While many of the requirements mentioned in the FLSA and Fair Work Act are fairly straightforward, there remains plenty of opportunities for small, unintentional mishaps to put employers out of compliance. This puts the companies at risk of litigation and significant fines. 

The Time at Which a Clock-in or Clock-Out Event is Captured

In order to comply with the FLSA and Fair Work Act, hourly employees are required to be clocked in to complete any job-related tasks, including any that may exist as part of the clock-in process itself. This could include receiving and confirming work assignments at the time clock, reading and acknowledging compliance and attestations while clocking in or out, or completing required temperature or alcohol checks before a shift. 

While those tasks may only take a few seconds, that time compounds quickly over the course of several clocking events per day, every day. And that can ultimately add up to many hours worth of incorrectly captured clock ins and thousands of dollars in unpaid wages. 

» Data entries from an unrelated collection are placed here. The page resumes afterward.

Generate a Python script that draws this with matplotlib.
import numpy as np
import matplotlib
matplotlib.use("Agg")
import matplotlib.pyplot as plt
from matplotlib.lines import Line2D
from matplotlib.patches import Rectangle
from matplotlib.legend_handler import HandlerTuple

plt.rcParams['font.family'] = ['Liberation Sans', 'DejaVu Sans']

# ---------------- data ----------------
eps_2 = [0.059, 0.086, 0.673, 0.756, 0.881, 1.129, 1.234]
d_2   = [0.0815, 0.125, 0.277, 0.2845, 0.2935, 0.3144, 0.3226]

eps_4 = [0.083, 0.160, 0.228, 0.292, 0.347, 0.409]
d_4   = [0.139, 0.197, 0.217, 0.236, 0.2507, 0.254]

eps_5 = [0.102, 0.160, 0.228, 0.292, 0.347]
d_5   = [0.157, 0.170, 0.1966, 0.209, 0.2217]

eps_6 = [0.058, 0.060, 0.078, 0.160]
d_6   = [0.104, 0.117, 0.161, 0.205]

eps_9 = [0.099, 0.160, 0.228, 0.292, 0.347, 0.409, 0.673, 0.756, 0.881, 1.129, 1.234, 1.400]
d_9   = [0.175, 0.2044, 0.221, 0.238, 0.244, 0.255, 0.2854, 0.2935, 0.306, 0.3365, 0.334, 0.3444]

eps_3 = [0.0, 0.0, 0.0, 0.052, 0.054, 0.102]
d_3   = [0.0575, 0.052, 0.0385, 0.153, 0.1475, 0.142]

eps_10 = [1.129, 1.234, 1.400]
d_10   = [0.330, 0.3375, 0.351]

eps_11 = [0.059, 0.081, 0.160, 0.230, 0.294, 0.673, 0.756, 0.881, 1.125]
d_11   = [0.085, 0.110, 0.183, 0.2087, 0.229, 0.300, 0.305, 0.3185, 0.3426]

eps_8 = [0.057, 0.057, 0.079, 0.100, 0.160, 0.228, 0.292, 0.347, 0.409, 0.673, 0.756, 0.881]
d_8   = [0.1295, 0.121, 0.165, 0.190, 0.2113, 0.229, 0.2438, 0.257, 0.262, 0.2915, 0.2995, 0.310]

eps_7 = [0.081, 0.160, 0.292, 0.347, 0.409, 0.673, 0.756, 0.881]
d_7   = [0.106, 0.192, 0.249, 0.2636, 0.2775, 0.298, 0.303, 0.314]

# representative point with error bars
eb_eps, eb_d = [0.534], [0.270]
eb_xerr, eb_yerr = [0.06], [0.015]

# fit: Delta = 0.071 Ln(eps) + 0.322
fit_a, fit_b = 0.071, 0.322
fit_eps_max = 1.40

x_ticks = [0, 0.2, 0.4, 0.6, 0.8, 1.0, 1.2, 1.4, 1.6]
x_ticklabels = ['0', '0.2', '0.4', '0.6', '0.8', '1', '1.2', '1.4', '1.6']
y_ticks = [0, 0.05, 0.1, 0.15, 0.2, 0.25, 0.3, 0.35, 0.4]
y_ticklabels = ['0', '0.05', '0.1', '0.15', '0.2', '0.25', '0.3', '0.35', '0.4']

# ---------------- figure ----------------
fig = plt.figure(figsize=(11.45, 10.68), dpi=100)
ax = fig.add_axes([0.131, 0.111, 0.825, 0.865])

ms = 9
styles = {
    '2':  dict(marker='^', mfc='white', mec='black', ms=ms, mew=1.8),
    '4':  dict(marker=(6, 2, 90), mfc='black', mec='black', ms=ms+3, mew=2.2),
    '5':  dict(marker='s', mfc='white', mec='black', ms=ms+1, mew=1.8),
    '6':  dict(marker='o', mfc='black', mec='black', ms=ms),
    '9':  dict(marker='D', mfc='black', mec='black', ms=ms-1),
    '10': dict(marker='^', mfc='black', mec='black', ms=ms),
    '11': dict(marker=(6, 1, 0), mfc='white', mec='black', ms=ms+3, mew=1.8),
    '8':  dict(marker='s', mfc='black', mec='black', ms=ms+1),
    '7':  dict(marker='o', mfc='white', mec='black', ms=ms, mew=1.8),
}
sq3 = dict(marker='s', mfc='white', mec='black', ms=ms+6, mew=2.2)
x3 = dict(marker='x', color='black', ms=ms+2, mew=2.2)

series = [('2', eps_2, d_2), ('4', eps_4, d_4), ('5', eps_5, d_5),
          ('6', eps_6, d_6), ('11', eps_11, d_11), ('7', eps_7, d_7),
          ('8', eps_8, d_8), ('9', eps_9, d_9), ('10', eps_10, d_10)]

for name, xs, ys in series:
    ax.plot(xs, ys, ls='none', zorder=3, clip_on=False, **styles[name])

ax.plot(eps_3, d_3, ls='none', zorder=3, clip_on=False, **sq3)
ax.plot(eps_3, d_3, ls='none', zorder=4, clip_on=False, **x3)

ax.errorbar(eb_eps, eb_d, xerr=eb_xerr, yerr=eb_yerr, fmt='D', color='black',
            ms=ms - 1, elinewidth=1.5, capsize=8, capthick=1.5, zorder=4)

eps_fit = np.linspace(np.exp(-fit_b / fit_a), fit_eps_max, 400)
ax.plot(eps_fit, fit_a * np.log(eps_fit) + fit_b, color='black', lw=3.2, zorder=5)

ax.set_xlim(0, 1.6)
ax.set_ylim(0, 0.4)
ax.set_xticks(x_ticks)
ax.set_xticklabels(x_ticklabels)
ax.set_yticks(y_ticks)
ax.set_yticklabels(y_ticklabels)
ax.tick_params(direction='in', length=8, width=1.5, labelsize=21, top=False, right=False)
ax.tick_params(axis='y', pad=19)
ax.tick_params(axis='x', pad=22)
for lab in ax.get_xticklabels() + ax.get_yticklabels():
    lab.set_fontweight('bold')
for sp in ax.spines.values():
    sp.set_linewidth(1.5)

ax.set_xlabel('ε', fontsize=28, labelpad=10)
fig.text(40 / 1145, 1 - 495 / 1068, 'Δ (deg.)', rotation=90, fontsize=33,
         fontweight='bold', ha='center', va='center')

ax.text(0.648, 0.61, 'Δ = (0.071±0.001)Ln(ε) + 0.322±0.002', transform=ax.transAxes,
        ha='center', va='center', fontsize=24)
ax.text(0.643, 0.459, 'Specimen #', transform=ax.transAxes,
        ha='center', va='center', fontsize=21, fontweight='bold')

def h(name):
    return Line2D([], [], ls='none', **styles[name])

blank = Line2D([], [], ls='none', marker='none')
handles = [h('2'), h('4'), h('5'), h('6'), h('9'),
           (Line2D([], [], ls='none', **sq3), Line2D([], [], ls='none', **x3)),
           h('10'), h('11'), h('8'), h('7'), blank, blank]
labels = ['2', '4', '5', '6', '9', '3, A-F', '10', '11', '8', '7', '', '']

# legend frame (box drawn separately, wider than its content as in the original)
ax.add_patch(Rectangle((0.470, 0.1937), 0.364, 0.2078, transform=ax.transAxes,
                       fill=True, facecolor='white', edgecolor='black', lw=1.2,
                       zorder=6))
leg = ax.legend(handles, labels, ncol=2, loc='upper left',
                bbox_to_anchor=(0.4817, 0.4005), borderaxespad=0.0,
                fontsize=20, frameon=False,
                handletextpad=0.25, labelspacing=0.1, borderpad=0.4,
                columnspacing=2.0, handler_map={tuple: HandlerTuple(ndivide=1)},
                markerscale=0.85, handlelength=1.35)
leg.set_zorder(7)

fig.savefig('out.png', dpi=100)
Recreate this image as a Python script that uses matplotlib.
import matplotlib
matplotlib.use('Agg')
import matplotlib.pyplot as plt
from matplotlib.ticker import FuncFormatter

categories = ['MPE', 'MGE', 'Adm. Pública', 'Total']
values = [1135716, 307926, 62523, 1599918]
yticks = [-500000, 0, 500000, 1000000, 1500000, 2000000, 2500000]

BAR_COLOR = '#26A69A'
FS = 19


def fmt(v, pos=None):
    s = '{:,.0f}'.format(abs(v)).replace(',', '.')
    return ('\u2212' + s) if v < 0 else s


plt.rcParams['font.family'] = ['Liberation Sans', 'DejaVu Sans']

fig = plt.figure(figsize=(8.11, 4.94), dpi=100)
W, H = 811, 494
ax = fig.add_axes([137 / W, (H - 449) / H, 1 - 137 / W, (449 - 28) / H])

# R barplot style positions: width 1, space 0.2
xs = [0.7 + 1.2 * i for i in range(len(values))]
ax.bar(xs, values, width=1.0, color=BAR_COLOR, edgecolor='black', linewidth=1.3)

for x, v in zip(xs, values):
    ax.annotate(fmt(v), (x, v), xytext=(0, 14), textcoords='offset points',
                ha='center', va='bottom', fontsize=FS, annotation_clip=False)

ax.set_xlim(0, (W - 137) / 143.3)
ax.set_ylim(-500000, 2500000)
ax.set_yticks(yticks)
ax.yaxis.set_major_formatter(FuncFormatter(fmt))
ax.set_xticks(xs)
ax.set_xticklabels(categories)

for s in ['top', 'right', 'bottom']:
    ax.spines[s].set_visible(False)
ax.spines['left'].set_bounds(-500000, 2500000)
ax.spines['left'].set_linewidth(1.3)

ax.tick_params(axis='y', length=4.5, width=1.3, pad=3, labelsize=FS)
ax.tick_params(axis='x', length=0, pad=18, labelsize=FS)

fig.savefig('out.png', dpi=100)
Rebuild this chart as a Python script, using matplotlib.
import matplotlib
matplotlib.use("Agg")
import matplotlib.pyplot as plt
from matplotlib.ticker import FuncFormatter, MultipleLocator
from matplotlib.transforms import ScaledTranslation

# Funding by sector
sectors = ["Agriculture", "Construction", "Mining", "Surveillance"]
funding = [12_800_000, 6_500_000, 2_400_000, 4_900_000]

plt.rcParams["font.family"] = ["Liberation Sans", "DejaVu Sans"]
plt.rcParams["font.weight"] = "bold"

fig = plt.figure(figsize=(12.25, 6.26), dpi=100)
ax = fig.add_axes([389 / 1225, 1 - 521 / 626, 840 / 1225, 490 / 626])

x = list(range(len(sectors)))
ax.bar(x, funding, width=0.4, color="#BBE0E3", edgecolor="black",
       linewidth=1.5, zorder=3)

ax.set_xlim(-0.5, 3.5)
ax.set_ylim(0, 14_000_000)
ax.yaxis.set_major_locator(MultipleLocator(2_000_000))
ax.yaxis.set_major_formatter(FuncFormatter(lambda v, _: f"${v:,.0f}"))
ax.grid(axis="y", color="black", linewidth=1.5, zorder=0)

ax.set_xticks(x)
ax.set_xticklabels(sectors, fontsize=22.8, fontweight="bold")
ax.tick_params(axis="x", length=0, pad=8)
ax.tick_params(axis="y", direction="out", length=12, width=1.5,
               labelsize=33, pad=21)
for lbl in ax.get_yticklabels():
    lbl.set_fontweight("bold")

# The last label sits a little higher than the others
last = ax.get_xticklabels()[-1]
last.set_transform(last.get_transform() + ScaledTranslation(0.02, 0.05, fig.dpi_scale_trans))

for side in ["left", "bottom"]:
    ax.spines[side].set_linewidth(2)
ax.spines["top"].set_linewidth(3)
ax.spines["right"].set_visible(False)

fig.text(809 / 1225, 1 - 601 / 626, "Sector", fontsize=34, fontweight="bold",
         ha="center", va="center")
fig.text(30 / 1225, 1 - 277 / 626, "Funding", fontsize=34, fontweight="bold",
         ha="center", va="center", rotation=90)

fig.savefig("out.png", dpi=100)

In order to ensure that its customers are in compliance with FLSA and Fair Work Act requirements around time tracking, NoahFace captures clock-ins at the moment of identification, ensuring that any subsequent tasks related to clocking in are completed on the clock. On the flip side, clock outs are not captured until all end-of-shift tasks are completed to ensure the same. 

Why It Matters

While most of the tasks will only require a few seconds at each clocking event, over the course of up to 8 clocking events a day including break & meal periods, multiplied by an entire workforce, these seconds can easily add up to equate to thousands of dollars in unpaid time if not captured correctly. 

And such mistakes can be exponentially more costly than the real cost as employers could be subject to lawsuits and other litigation around unpaid time and inaccurate employee time tracking records. 

For instance, in 2019, Dine Brands Global, the parent company of Applebee's and IHOP, settled a lawsuit for $8.5 million. The lawsuit alleged that the company violated the FLSA by not properly paying employees for overtime and not keeping accurate records of hours worked.

In 2017, Chipotle settled a class-action lawsuit for $2.2 million. The lawsuit alleged that the company violated California labor laws by not properly compensating them for all hours worked.

McDonald's has faced numerous lawsuits and allegations related to wage theft and labor violations. While many of these cases are ongoing, they highlight issues such as not paying employees for all hours worked and not providing proper meal and rest breaks. 

And these examples represent just a few of the cases that have come about in recent years from inaccurate time tracking. By ensuring that hourly employees are being paid for all work completed - including seconds that can quickly add up to minutes and hours - companies can better protect themselves and ensure compliance with the Fair Labor Standards Act.